• **EXERCISE INSTRUCTIONS**: Which lines fall between the line holding "Reproduce this chart with Altair." and the line holding "0.838, 0.835, 0.833]", inclusive? Retype them exactly, without the pictures, and add nothing else.

• **RECORDS FOR THIS EXERCISE**:
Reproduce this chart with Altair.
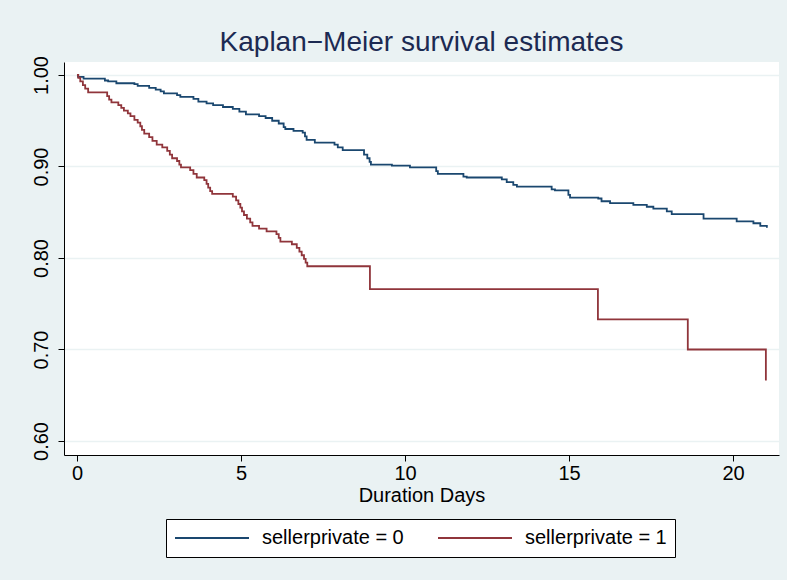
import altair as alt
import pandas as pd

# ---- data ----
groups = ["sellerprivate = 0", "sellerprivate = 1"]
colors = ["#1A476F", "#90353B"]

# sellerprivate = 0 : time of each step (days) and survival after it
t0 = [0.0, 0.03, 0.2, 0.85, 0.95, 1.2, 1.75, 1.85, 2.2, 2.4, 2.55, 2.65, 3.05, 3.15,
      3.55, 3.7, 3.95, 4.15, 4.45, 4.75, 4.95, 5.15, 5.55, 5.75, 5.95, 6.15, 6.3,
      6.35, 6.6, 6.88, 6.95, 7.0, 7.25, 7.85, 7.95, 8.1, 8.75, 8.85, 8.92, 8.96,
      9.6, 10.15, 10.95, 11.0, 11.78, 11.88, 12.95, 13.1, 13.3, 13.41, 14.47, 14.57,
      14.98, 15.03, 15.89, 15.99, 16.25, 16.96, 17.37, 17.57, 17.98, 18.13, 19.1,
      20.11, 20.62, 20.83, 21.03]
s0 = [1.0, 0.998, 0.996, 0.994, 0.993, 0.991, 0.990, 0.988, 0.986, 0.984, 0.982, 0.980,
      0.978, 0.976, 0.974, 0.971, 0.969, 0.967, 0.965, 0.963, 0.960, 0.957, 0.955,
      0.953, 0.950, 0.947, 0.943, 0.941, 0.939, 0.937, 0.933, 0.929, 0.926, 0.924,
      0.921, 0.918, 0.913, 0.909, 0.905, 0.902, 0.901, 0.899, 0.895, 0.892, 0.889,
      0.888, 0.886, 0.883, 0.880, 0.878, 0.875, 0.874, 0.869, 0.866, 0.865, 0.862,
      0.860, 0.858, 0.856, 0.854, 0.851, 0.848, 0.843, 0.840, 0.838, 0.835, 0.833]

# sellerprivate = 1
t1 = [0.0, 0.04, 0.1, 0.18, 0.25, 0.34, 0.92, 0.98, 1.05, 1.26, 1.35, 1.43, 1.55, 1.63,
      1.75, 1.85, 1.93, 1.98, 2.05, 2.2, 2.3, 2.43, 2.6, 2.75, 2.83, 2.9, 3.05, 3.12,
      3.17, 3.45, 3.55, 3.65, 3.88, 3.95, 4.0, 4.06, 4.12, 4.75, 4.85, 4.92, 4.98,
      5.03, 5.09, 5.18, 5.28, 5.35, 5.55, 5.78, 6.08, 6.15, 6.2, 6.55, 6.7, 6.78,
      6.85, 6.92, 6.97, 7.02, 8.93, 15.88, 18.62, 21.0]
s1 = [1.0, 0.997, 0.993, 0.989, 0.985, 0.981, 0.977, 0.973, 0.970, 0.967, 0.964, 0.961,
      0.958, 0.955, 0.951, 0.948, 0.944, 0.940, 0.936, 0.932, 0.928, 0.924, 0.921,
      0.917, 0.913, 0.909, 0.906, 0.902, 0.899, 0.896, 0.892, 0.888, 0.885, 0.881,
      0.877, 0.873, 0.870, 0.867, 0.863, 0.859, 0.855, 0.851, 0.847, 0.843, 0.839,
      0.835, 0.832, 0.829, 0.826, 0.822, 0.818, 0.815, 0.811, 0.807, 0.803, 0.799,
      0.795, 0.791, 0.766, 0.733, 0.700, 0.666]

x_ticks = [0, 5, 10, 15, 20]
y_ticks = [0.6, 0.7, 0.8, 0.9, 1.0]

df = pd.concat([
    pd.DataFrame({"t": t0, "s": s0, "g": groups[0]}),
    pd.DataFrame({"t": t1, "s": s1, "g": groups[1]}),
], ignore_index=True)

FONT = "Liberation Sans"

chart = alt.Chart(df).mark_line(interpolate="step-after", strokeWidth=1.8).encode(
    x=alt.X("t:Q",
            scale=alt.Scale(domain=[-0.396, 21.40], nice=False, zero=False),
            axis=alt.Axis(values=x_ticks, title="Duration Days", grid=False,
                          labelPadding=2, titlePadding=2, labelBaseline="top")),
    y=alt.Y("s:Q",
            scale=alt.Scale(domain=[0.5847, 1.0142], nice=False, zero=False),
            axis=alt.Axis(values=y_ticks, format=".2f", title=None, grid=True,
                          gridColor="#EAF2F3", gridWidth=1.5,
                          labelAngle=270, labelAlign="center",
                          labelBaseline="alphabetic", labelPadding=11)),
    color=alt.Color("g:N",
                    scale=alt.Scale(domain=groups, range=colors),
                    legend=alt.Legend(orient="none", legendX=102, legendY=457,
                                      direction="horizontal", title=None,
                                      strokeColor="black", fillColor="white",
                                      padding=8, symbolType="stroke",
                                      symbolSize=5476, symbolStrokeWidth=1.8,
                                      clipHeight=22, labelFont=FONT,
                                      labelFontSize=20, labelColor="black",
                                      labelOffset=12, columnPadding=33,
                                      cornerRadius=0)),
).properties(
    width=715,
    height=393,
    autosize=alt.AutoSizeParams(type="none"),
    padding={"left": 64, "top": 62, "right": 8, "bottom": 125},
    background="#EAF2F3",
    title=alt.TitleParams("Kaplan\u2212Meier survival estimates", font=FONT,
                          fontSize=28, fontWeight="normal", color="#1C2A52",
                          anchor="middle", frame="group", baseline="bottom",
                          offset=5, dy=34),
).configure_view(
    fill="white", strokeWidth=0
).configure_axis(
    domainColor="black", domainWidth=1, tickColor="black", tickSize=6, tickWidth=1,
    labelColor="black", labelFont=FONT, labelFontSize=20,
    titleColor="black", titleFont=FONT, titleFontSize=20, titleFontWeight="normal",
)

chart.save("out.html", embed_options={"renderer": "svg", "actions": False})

---

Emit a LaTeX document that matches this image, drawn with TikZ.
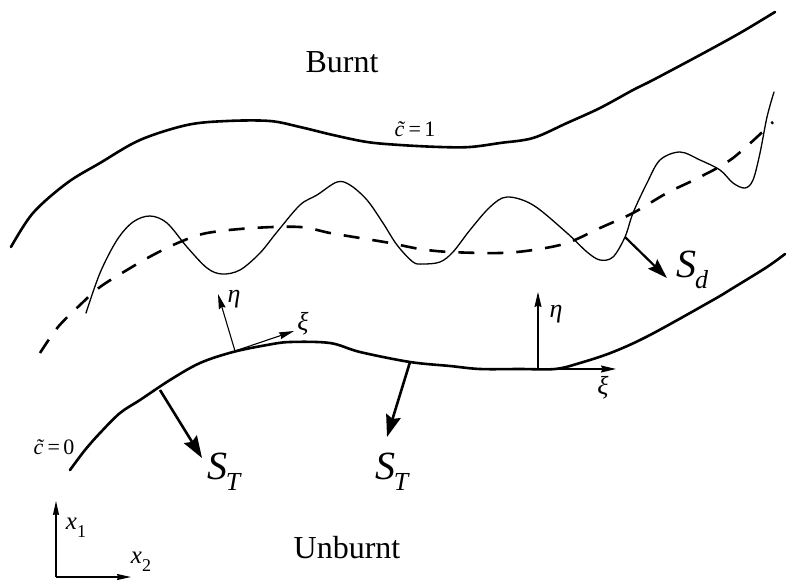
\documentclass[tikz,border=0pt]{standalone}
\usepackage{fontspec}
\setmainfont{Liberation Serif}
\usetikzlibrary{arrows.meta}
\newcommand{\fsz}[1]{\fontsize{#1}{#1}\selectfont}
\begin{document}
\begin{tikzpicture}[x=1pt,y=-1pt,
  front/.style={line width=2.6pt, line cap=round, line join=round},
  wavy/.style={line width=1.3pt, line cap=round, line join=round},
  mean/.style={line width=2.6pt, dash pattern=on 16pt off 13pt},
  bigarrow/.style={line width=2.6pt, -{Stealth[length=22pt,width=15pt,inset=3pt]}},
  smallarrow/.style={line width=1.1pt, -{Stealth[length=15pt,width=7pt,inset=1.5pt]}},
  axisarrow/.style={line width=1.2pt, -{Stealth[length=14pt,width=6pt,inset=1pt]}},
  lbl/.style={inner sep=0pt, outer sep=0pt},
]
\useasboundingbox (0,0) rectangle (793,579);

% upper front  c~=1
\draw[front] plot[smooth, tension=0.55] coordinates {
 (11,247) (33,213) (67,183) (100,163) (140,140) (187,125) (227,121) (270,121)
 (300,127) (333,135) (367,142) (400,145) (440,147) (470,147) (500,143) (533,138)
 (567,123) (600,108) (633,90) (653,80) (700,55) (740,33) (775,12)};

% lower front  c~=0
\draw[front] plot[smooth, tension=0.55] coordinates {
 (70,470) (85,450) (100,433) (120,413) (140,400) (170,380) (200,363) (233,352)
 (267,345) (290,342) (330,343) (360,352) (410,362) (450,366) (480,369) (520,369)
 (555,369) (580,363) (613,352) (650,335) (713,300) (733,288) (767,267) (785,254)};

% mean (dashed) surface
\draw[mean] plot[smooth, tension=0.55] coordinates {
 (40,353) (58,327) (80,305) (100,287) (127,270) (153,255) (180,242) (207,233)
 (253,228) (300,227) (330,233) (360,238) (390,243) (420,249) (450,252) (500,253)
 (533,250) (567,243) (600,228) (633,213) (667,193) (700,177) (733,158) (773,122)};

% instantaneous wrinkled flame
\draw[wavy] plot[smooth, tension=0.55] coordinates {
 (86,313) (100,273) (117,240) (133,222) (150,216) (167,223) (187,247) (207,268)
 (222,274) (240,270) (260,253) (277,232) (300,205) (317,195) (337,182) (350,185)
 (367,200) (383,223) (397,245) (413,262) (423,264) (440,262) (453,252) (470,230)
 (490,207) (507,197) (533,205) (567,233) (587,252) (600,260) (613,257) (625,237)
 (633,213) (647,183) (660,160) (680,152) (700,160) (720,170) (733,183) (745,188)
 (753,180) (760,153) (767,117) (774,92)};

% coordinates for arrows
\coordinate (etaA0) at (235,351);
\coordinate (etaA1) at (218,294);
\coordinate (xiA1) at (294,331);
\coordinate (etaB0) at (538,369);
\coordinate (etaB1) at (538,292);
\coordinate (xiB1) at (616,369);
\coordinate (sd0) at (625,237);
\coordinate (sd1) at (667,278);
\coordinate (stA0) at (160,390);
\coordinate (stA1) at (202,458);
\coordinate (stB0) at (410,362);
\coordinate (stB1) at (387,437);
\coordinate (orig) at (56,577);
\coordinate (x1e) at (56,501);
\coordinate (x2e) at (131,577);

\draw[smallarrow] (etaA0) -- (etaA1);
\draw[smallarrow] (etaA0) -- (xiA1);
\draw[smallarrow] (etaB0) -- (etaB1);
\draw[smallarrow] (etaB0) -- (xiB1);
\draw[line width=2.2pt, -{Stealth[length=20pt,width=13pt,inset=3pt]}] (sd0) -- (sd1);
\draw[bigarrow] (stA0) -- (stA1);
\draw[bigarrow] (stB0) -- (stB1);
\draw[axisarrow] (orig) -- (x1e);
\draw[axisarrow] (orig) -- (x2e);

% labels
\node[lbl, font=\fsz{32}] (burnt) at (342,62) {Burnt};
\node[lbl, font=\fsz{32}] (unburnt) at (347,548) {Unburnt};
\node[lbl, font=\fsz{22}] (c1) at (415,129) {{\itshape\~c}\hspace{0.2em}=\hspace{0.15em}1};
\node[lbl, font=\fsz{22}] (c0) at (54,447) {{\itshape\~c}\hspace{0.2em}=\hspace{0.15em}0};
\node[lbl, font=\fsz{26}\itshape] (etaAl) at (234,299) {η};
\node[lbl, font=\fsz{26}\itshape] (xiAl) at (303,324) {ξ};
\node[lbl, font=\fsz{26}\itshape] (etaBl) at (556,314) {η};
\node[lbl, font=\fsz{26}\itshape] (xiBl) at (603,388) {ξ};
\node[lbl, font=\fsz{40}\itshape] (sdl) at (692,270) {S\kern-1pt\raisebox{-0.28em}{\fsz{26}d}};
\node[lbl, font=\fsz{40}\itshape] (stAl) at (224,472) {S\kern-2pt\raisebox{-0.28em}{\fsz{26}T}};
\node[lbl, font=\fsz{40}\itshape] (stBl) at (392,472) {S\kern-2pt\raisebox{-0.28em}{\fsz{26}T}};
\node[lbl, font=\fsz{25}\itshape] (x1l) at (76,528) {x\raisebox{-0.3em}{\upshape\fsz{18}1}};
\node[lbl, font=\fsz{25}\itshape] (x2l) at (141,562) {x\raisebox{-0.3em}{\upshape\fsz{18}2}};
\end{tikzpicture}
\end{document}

• **SOLUTION FOR THIS TASK**:
Reproduce this chart with Altair.
import altair as alt
import pandas as pd

# ---- data ----
groups = ["sellerprivate = 0", "sellerprivate = 1"]
colors = ["#1A476F", "#90353B"]

# sellerprivate = 0 : time of each step (days) and survival after it
t0 = [0.0, 0.03, 0.2, 0.85, 0.95, 1.2, 1.75, 1.85, 2.2, 2.4, 2.55, 2.65, 3.05, 3.15,
      3.55, 3.7, 3.95, 4.15, 4.45, 4.75, 4.95, 5.15, 5.55, 5.75, 5.95, 6.15, 6.3,
      6.35, 6.6, 6.88, 6.95, 7.0, 7.25, 7.85, 7.95, 8.1, 8.75, 8.85, 8.92, 8.96,
      9.6, 10.15, 10.95, 11.0, 11.78, 11.88, 12.95, 13.1, 13.3, 13.41, 14.47, 14.57,
      14.98, 15.03, 15.89, 15.99, 16.25, 16.96, 17.37, 17.57, 17.98, 18.13, 19.1,
      20.11, 20.62, 20.83, 21.03]
s0 = [1.0, 0.998, 0.996, 0.994, 0.993, 0.991, 0.990, 0.988, 0.986, 0.984, 0.982, 0.980,
      0.978, 0.976, 0.974, 0.971, 0.969, 0.967, 0.965, 0.963, 0.960, 0.957, 0.955,
      0.953, 0.950, 0.947, 0.943, 0.941, 0.939, 0.937, 0.933, 0.929, 0.926, 0.924,
      0.921, 0.918, 0.913, 0.909, 0.905, 0.902, 0.901, 0.899, 0.895, 0.892, 0.889,
      0.888, 0.886, 0.883, 0.880, 0.878, 0.875, 0.874, 0.869, 0.866, 0.865, 0.862,
      0.860, 0.858, 0.856, 0.854, 0.851, 0.848, 0.843, 0.840, 0.838, 0.835, 0.833]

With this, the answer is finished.